ITALY: Carlo Urbani was dedicated to making healthcare available to the deprived. Paddy Agnew in Rome reports
The little village of Castelplanio, near Ancona on the Adriatic coast, will today turn out en masse for the funeral of Dr Carlo Urbani, the World Health Organisation officer who first identified the potentially fatal pneumonia SARS, a disease that has so far affected nearly 1,900 people in 18 countries, killing 63.
Castelplanio-born Dr Urbani, who himself died of SARS (Severe Acute Respiratory Syndrome) in a Bangkok hospital on Saturday, was an expert on communicable diseases. Based in Hanoi, Vietnam, he had previously worked in WHO public health programmes in Cambodia and Laos.
Not only Castelplanio but also family relatives have been surprised to find that 47-year-old Dr Urbani has posthumously become a minor international celebrity. Speaking on Monday, his sister Cristiana told reporters: "We didn't really understand how important his work was. To us, it just seemed normal".
"Normal" for Carlo Urbani meant a commitment to fighting disease in the developing world. A graduate of the University of Ancona, he had done research into malaria and medical parasitology, with special reference to the parasitic diseases that afflict children.
Some years ago he refused a senior post at Macerata hospital in southern Italy, preferring instead to work in Asia for the medical charity organisation, Médecins Sans Frontières. It was while working in Cambodia that he joined the WHO.
When the mystery SARS epidemic broke out in Hanoi, it was he who first identified the disease in an American businessman who had been admitted to a local hospital. According to the WHO, it was thanks to his early detection of the disease that new cases were identified and isolated, while global surveillance was immediately increased.
Dr Urbani leaves a wife, Giuliana, and three children. Speaking on her arrival back in Italy from Bangkok, to where her husband had been transferred from Hanoi in the vain hope of a cure, Signora Urbani told reporters: "We were frightened. We knew that he had been called to fight an epidemic. When it broke out, the hospital in Hanoi called on him to help out. He knew what he was risking. When I asked him for reassurances, he just told me, as he often did, that we must not be egotists but rather think about others".

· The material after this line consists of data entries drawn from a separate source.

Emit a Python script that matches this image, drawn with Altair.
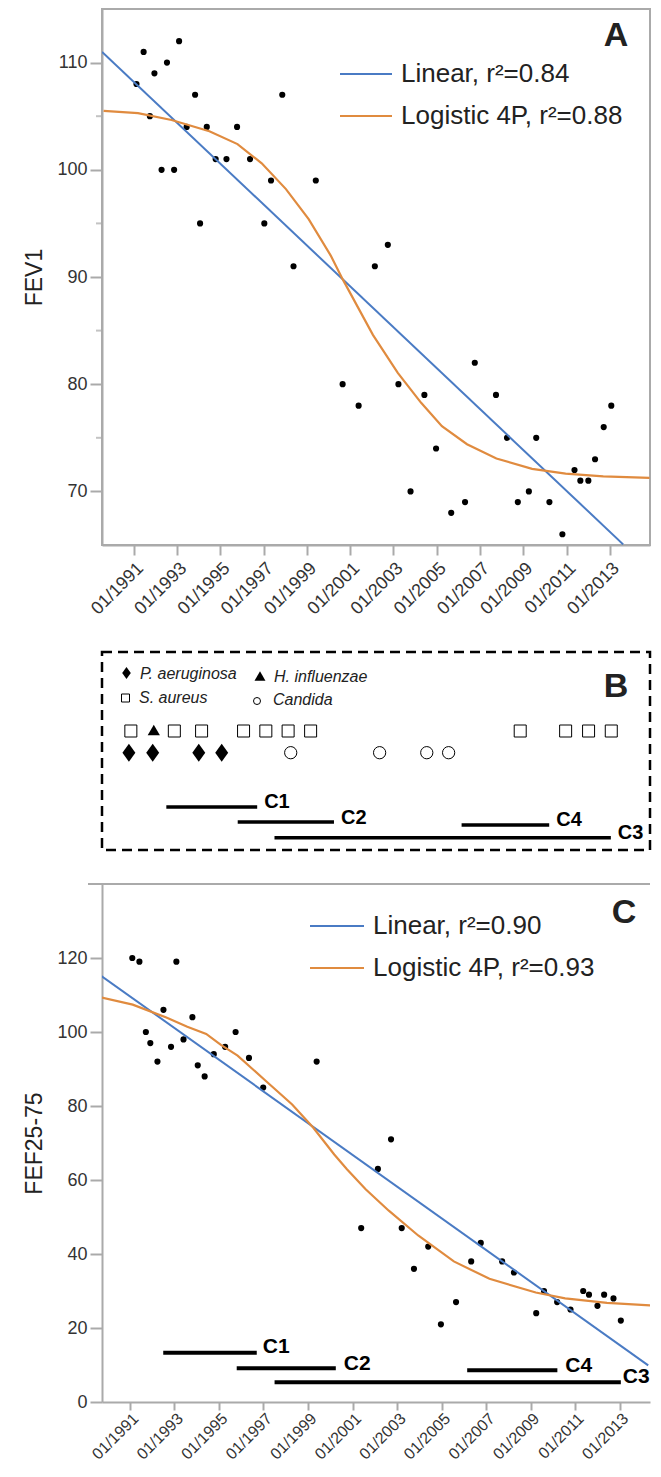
import altair as alt
import pandas as pd

# ---------------- Panel A : FEV1 ----------------
fev1_year = [1991.12, 1991.45, 1991.74, 1991.95, 1992.28, 1992.53, 1992.86, 1993.09, 1993.44, 1993.83,
             1994.06, 1994.37, 1994.78, 1995.28, 1995.77, 1996.37, 1997.03, 1997.34, 1997.86, 1998.38,
             1999.41, 2002.14, 2002.74, 2000.65, 2001.39, 2003.23, 2003.79, 2004.43, 2004.97, 2005.67,
             2006.31, 2006.76, 2007.74, 2008.25, 2008.75, 2009.26, 2009.60, 2010.21, 2010.81, 2011.37,
             2011.64, 2012.01, 2012.32, 2012.72, 2013.07]
fev1_value = [108, 111, 105, 109, 100, 110, 100, 112, 104, 107,
              95, 104, 101, 101, 104, 101, 95, 99, 107, 91,
              99, 91, 93, 80, 78, 80, 70, 79, 74, 68,
              69, 82, 79, 75, 69, 70, 75, 69, 66, 72,
              71, 71, 73, 76, 78]
fev1_lin_year = [1989.53, 2013.62]
fev1_lin_value = [111.0, 65.06]
fev1_log_year = [1989.6, 1991.19, 1992.74, 1994.49, 1995.79, 1996.91, 1998.03, 1999.08, 2000.1, 2000.65,
                 2002.05, 2003.2, 2004.28, 2005.24, 2006.4, 2007.76, 2009.41, 2010.96, 2012.7, 2014.84]
fev1_log_value = [105.5, 105.28, 104.65, 103.6, 102.4, 100.6, 98.2, 95.4, 92.0, 89.8,
                  84.6, 81.06, 78.26, 76.09, 74.4, 73.07, 72.1, 71.65, 71.4, 71.27]
fev1_major_ticks = [70, 80, 90, 100, 110]
fev1_minor_ticks = [75, 85, 95, 105]
legend_a = ["Linear, r\u00b2=0.84", "Logistic 4P, r\u00b2=0.88"]

# ---------------- Panel C : FEF25-75 ----------------
fef_year = [1991.11, 1991.43, 1991.72, 1991.92, 1992.24, 1992.51, 1992.85, 1993.09, 1993.41, 1993.81,
            1994.05, 1994.36, 1994.77, 1995.28, 1995.75, 1996.35, 1996.99, 1999.39, 2002.14, 2002.73,
            2001.39, 2003.21, 2003.76, 2004.40, 2004.97, 2005.65, 2006.33, 2006.76, 2007.72, 2008.25,
            2009.25, 2009.60, 2010.19, 2010.79, 2011.36, 2011.62, 2012.00, 2012.30, 2012.72, 2013.05]
fef_value = [120, 119, 100, 97, 92, 106, 96, 119, 98, 104,
             91, 88, 94, 96, 100, 93, 85, 92, 63, 71,
             47, 47, 36, 42, 21, 27, 38, 43, 38, 35,
             24, 30, 27, 25, 30, 29, 26, 29, 28, 22]
fef_lin_year = [1989.53, 2014.28]
fef_lin_value = [115.96, 9.9]
fef_log_year = [1989.57, 1991.13, 1992.64, 1993.58, 1994.43, 1995.09, 1995.84, 1997.16, 1998.29, 1999.24,
                2000.18, 2000.75, 2001.59, 2002.63, 2003.95, 2005.55, 2007.15, 2009.23, 2010.55, 2012.43,
                2014.66]
fef_log_value = [109.5, 107.4, 103.9, 101.4, 99.5, 96.5, 93.6, 86.5, 80.4, 74.1,
                 66.9, 62.9, 57.5, 51.7, 45.0, 38.0, 33.3, 29.6, 28.0, 26.8,
                 26.0]
fef_ticks = [0, 20, 40, 60, 80, 100, 120]
legend_c = ["Linear, r\u00b2=0.90", "Logistic 4P, r\u00b2=0.93"]

# ---------------- Panel B : microbiology ----------------
saureus_year = [1990.86, 1992.87, 1994.13, 1996.07, 1997.10, 1998.13, 1999.17, 2008.86, 2010.96, 2012.02, 2013.07]
hinfluenzae_year = [1991.92]
paeruginosa_year = [1990.77, 1991.87, 1994.00, 1995.06]
candida_year = [1998.25, 2002.36, 2004.54, 2005.55]
organisms = ["P. aeruginosa", "H. influenzae", "S. aureus", "Candida"]

cohort_name = ["C1", "C2", "C3", "C4"]
cohort_start = [1992.5, 1995.8, 1997.5, 2006.15]
cohort_end = [1996.7, 2000.25, 2013.05, 2010.2]

tick_years = list(range(1991, 2014, 2))

# ---------------- styling / layout ----------------
W = 548
HA, HB, HC = 536, 198, 518
BLUE = "#4a7bc4"
ORANGE = "#e08b3f"
GRAY = "#aaaaaa"
TXT = "#222222"
FONT = "Liberation Sans"
DIAMOND = "M0,-1L0.72,0L0,1L-0.72,0Z"

xdom_a = [1989.526, 2014.86]
xdom_c = [1989.75, 2014.36]


def xaxis(pad, size, tick):
    return alt.Axis(values=tick_years, labelExpr="'01/' + datum.value", labelAngle=-45,
                    labelAlign="right", labelBaseline="top", labelFontSize=size, tickSize=tick,
                    labelPadding=pad, labelOverlap=False, labelFlush=False, title=None, grid=False)


xA = alt.X("year:Q", scale=alt.Scale(domain=xdom_a, nice=False, zero=False), axis=xaxis(4, 18, 10))
yA = alt.Y("value:Q", scale=alt.Scale(domain=[65, 115], nice=False, zero=False),
           axis=alt.Axis(values=fev1_major_ticks, tickSize=12,
                         labelFontSize=18, labelPadding=3, title="FEV1", titleFontSize=23,
                         titleFontWeight="normal", titleColor=TXT, titlePadding=10, grid=False))
xaxis_c = xaxis(0, 16, 8)
xC = alt.X("year:Q", scale=alt.Scale(domain=xdom_c, nice=False, zero=False), axis=xaxis_c)
yC = alt.Y("value:Q", scale=alt.Scale(domain=[0, 140], nice=False, zero=False),
           axis=alt.Axis(values=fef_ticks, tickSize=12, labelFontSize=18,
                         labelPadding=3, title="FEF25-75", titleFontSize=23, titleFontWeight="normal",
                         titleColor=TXT, titlePadding=10, grid=False))
xB = alt.X("year:Q", scale=alt.Scale(domain=xdom_a, nice=False, zero=False), axis=None)

one = pd.DataFrame({"k": [0]})


def text_at(txt, x, y, size, weight="normal", style="normal", align="left"):
    return alt.Chart(pd.DataFrame({"t": [txt]})).mark_text(
        font=FONT, fontSize=size, fontWeight=weight, fontStyle=style, align=align,
        baseline="middle", color=TXT).encode(x=alt.value(x), y=alt.value(y), text="t:N")


def rule_at(x1, x2, y, color, width):
    return alt.Chart(one).mark_rule(color=color, strokeWidth=width).encode(
        x=alt.value(x1), x2=alt.value(x2), y=alt.value(y))


def sym_at(shape, x, y, size, filled):
    return alt.Chart(one).mark_point(shape=shape, size=size, filled=filled, color="black",
                                     strokeWidth=1, opacity=1).encode(x=alt.value(x), y=alt.value(y))


def fit_panel(xe, ye, pts_y, pts_v, lin_y, lin_v, log_y, log_v, legend, letter, leg):
    pts = alt.Chart(pd.DataFrame({"year": pts_y, "value": pts_v})).mark_circle(
        size=38, color="black", opacity=1).encode(x=xe, y=ye)
    lin = alt.Chart(pd.DataFrame({"year": lin_y, "value": lin_v})).mark_line(
        color=BLUE, strokeWidth=2, clip=True).encode(x=xe, y=ye)
    log = alt.Chart(pd.DataFrame({"year": log_y, "value": log_v})).mark_line(
        color=ORANGE, strokeWidth=2.2, clip=True).encode(x=xe, y=ye)
    lx1, lx2, tx, r1, r2, lettx, letty = leg
    layers = [pts, lin, log,
              rule_at(lx1, lx2, r1, BLUE, 2.2), rule_at(lx1, lx2, r2, ORANGE, 2.2),
              text_at(legend[0], tx, r1, 26), text_at(legend[1], tx, r2, 26),
              text_at(letter, lettx, letty, 34, weight="bold", align="center")]
    return layers


layers_a = fit_panel(xA, yA, fev1_year, fev1_value, fev1_lin_year, fev1_lin_value,
                     fev1_log_year, fev1_log_value, legend_a, "A",
                     (238, 290, 299, 65, 107, 514, 27))
minor = alt.Chart(pd.DataFrame({"value": fev1_minor_ticks})).mark_tick(
    orient="horizontal", color=GRAY, thickness=2, size=6).encode(x=alt.value(-3), y=yA)
layers_a.append(minor)
panel_a = alt.layer(*layers_a).properties(
    width=W, height=HA, view=alt.ViewBackground(stroke=GRAY, strokeWidth=2))

layers_c = fit_panel(xC, yC, fef_year, fef_value, fef_lin_year, fef_lin_value,
                     fef_log_year, fef_log_value, legend_c, "C",
                     (208, 262, 271, 42, 84, 522, 29))
top_line = alt.Chart(one).mark_rule(color=GRAY, strokeWidth=2).encode(
    x=alt.value(-14), x2=alt.value(W), y=alt.value(0))
c_line_y = {"C1": 468.7, "C2": 484.3, "C3": 498.3, "C4": 486.3}
c_lab_y = {"C1": 463, "C2": 480, "C3": 493, "C4": 481.7}
c_lab_dx = {"C1": 6, "C2": 8, "C3": 2, "C4": 8}
for n, s, e in zip(cohort_name, cohort_start, cohort_end):
    d = pd.DataFrame({"year": [s], "year2": [e], "name": [n]})
    layers_c.append(alt.Chart(d).mark_rule(color="black", strokeWidth=4).encode(
        x=xC, x2="year2:Q", y=alt.value(c_line_y[n])))
    layers_c.append(alt.Chart(d).mark_text(font=FONT, fontSize=21, fontWeight="bold", align="left",
                                           baseline="middle", dx=c_lab_dx[n], color="black").encode(
        x=alt.X("year2:Q", scale=alt.Scale(domain=xdom_c, nice=False, zero=False), axis=xaxis_c),
        y=alt.value(c_lab_y[n]), text="name:N"))
layers_c.append(top_line)
panel_c = alt.layer(*layers_c).properties(width=W, height=HC)

# ---------------- Panel B ----------------
box = alt.Chart(one).mark_rect(fillOpacity=0, stroke="black", strokeWidth=2.5, strokeDash=[10, 6]).encode(
    x=alt.value(0), x2=alt.value(W), y=alt.value(0), y2=alt.value(HB))
b_layers = [box,
            sym_at(DIAMOND, 24.5, 21, 144, True), text_at(organisms[0], 38, 22, 16, style="italic"),
            sym_at("triangle-up", 158, 24, 120, True), text_at(organisms[1], 172, 25, 16, style="italic"),
            sym_at("square", 23.5, 46, 64, False), text_at(organisms[2], 37, 46, 16, style="italic"),
            sym_at("circle", 155, 49, 49, False), text_at(organisms[3], 171, 48, 16, style="italic"),
            text_at("B", 514, 35, 34, weight="bold", align="center")]
b_layers.append(alt.Chart(pd.DataFrame({"year": saureus_year})).mark_point(
    shape="square", size=144, filled=False, color="black", strokeWidth=1, opacity=1).encode(
    x=xB, y=alt.value(79)))
b_layers.append(alt.Chart(pd.DataFrame({"year": hinfluenzae_year})).mark_point(
    shape="triangle-up", size=150, filled=True, color="black", opacity=1).encode(
    x=xB, y=alt.value(78)))
b_layers.append(alt.Chart(pd.DataFrame({"year": paeruginosa_year})).mark_point(
    shape=DIAMOND, size=324, filled=True, color="black", opacity=1).encode(
    x=xB, y=alt.value(100.7)))
b_layers.append(alt.Chart(pd.DataFrame({"year": candida_year})).mark_point(
    shape="circle", size=150, filled=False, color="black", strokeWidth=1, opacity=1).encode(
    x=xB, y=alt.value(100.7)))
b_line_y = {"C1": 155, "C2": 170, "C3": 185.7, "C4": 173}
b_lab_y = {"C1": 150, "C2": 166, "C3": 181, "C4": 168}
for n, s, e in zip(cohort_name, cohort_start, cohort_end):
    d = pd.DataFrame({"year": [s], "year2": [e], "name": [n]})
    b_layers.append(alt.Chart(d).mark_rule(color="black", strokeWidth=3.5).encode(
        x=xB, x2="year2:Q", y=alt.value(b_line_y[n])))
    b_layers.append(alt.Chart(d).mark_text(font=FONT, fontSize=20, fontWeight="bold", align="left",
                                           baseline="middle", dx=7, color="black").encode(
        x=alt.X("year2:Q", scale=alt.Scale(domain=xdom_a, nice=False, zero=False), axis=None),
        y=alt.value(b_lab_y[n]), text="name:N"))
panel_b = alt.layer(*b_layers).properties(width=W, height=HB)

chart = alt.vconcat(panel_a, panel_b, panel_c, spacing=31).properties(
    padding={"left": 14, "top": 0, "right": 0, "bottom": 2}
).configure_view(stroke=None).configure_axis(
    domainColor=GRAY, domainWidth=2, tickColor=GRAY, tickWidth=2, labelColor="#333333",
    labelFont=FONT, titleFont=FONT
).configure_text(font=FONT)

chart.save("out.html", embed_options={"renderer": "svg", "actions": False})
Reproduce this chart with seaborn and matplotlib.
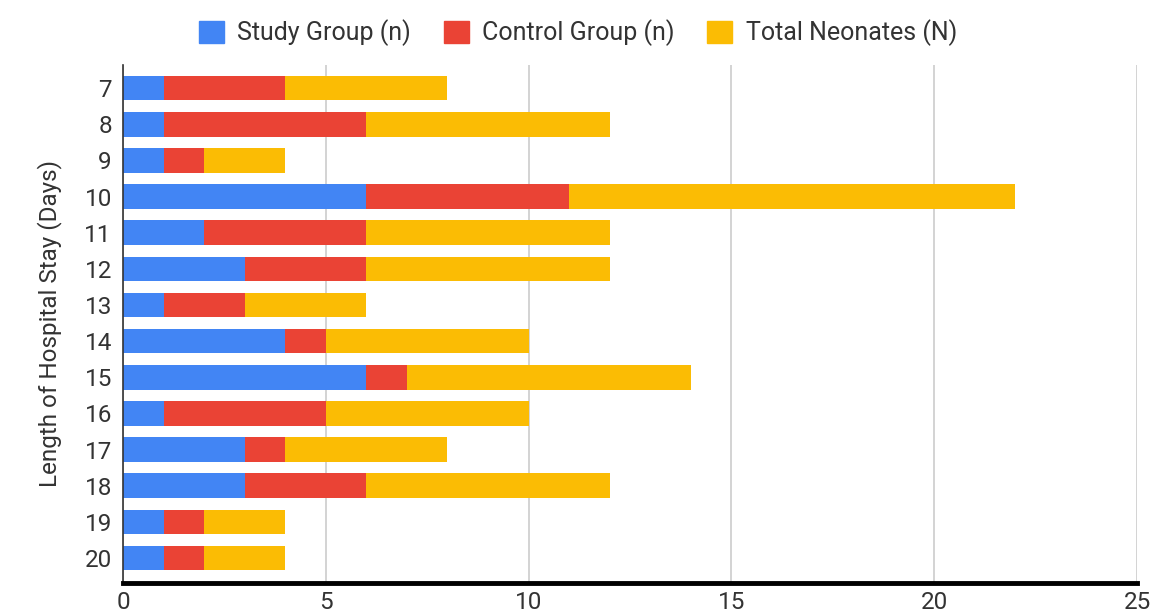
import numpy as np
import pandas as pd
import matplotlib
matplotlib.use("Agg")
import matplotlib.pyplot as plt
import seaborn as sns

# data
stay_days = ["7", "8", "9", "10", "11", "12", "13", "14", "15", "16", "17", "18", "19", "20"]
study_group = [1, 1, 1, 6, 2, 3, 1, 4, 6, 1, 3, 3, 1, 1]
control_group = [3, 5, 1, 5, 4, 3, 2, 1, 1, 4, 1, 3, 1, 1]
total_neonates = [4, 6, 2, 11, 6, 6, 3, 5, 7, 5, 4, 6, 2, 2]

series_names = ["Study Group (n)", "Control Group (n)", "Total Neonates (N)"]
colors = ["#4285F4", "#EA4335", "#FBBC04"]

df = pd.DataFrame({"stay": stay_days, "study": study_group,
                   "control": control_group, "total": total_neonates})
df["cum_study"] = df["study"]
df["cum_control"] = df["study"] + df["control"]
df["cum_total"] = df["cum_control"] + df["total"]

sns.set_theme(style="white")
plt.rcParams["font.family"] = ["Roboto", "DejaVu Sans"]

fig = plt.figure(figsize=(11.56, 6.16), dpi=100)
ax = fig.add_axes([0.1064, 0.0536, 0.8772, 0.8409])

# stacked bars: draw the longest first, shorter ones on top
for col, c in zip(["cum_total", "cum_control", "cum_study"], colors[::-1]):
    sns.barplot(data=df, x=col, y="stay", orient="h", color=c, width=0.68,
                saturation=1, ax=ax, order=stay_days, linewidth=0)

ax.set_xlim(0, 25)
ax.set_ylim(13.69, -0.64)
ax.set_xticks([0, 5, 10, 15, 20, 25])
ax.xaxis.grid(True, color="#cccccc", linewidth=1.2)
ax.set_axisbelow(True)
ax.set_xlabel("")
ax.set_ylabel("Length of Hospital Stay (Days)", fontsize=17.5, color="#333333", labelpad=16)
ax.tick_params(axis="both", labelsize=17.5, colors="#333333", length=0)
ax.tick_params(axis="x", pad=6)
ax.tick_params(axis="y", pad=8)

for s in ["top", "right"]:
    ax.spines[s].set_visible(False)
ax.spines["left"].set_color("#333333")
ax.spines["left"].set_linewidth(1.2)
ax.spines["bottom"].set_color("black")
ax.spines["bottom"].set_linewidth(3.5)

handles = [plt.Rectangle((0, 0), 1, 1, color=c) for c in colors]
fig.legend(handles, series_names, loc="upper center", bbox_to_anchor=(0.5, 1.005),
           ncol=3, frameon=False, fontsize=18, handlelength=1.0, handleheight=1.0,
           columnspacing=1.3, handletextpad=0.55, labelcolor="#333333")

fig.savefig("out.png", dpi=100)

In the last few days WHO officials have paid glowing tributes to Dr Urbani's work. Dr Gro Harlem Brundtland, its Director-General, said that his life "reminds us of our true work in public health", while Ms Pascale Brudon, the WHO representative in Vietnam, commented: "Carlo was very much a doctor. His first goal was to help people. Carlo was the one who very quickly saw that this was something strange.
"When people became very concerned in the hospital, he was there every day, collecting samples, talking to the staff and strengthening infection control procedures".
The SARS virus, which is believed to have originated four months ago in China's Guangdong province, spread first to neighbouring countries such as Hong Kong, Taiwan, Thailand, Singapore and Vietnam before hitting Canada, the US, Australia, Indonesia, Panama, Britain, France, Germany, Italy, Rumania, Switzerland and, of course, Ireland.
Hong Kong has been especially badly hit, with 685 cases and 16 deaths. Furthermore, the Hong Kong authorities yesterday announced the evacuation of 200 residents from the Amoy Gardens housing complex to temporary isolation camps.
Carlo Urbani did not live long enough to win the battle against SARS, but he he did leave behind a vivid testimony as to why he had chosen to work in the developing world. In letters released by his family this week, he spoke of how it required just 20 US cents worth of medicine to save hundreds of thousands of children in the developing world from death through diarrhoea-induced dehydration.
In those same letters, he lamented the fact that only 0.3 per cent of pharmaceutical research in the last 20 years had been directed at tropical illnesses. In a note written three years ago, he concluded: "I grew up chasing a mirage, trying to put flesh on my dreams. That dream, of making healthcare freely available to the world's deprived has today become my job."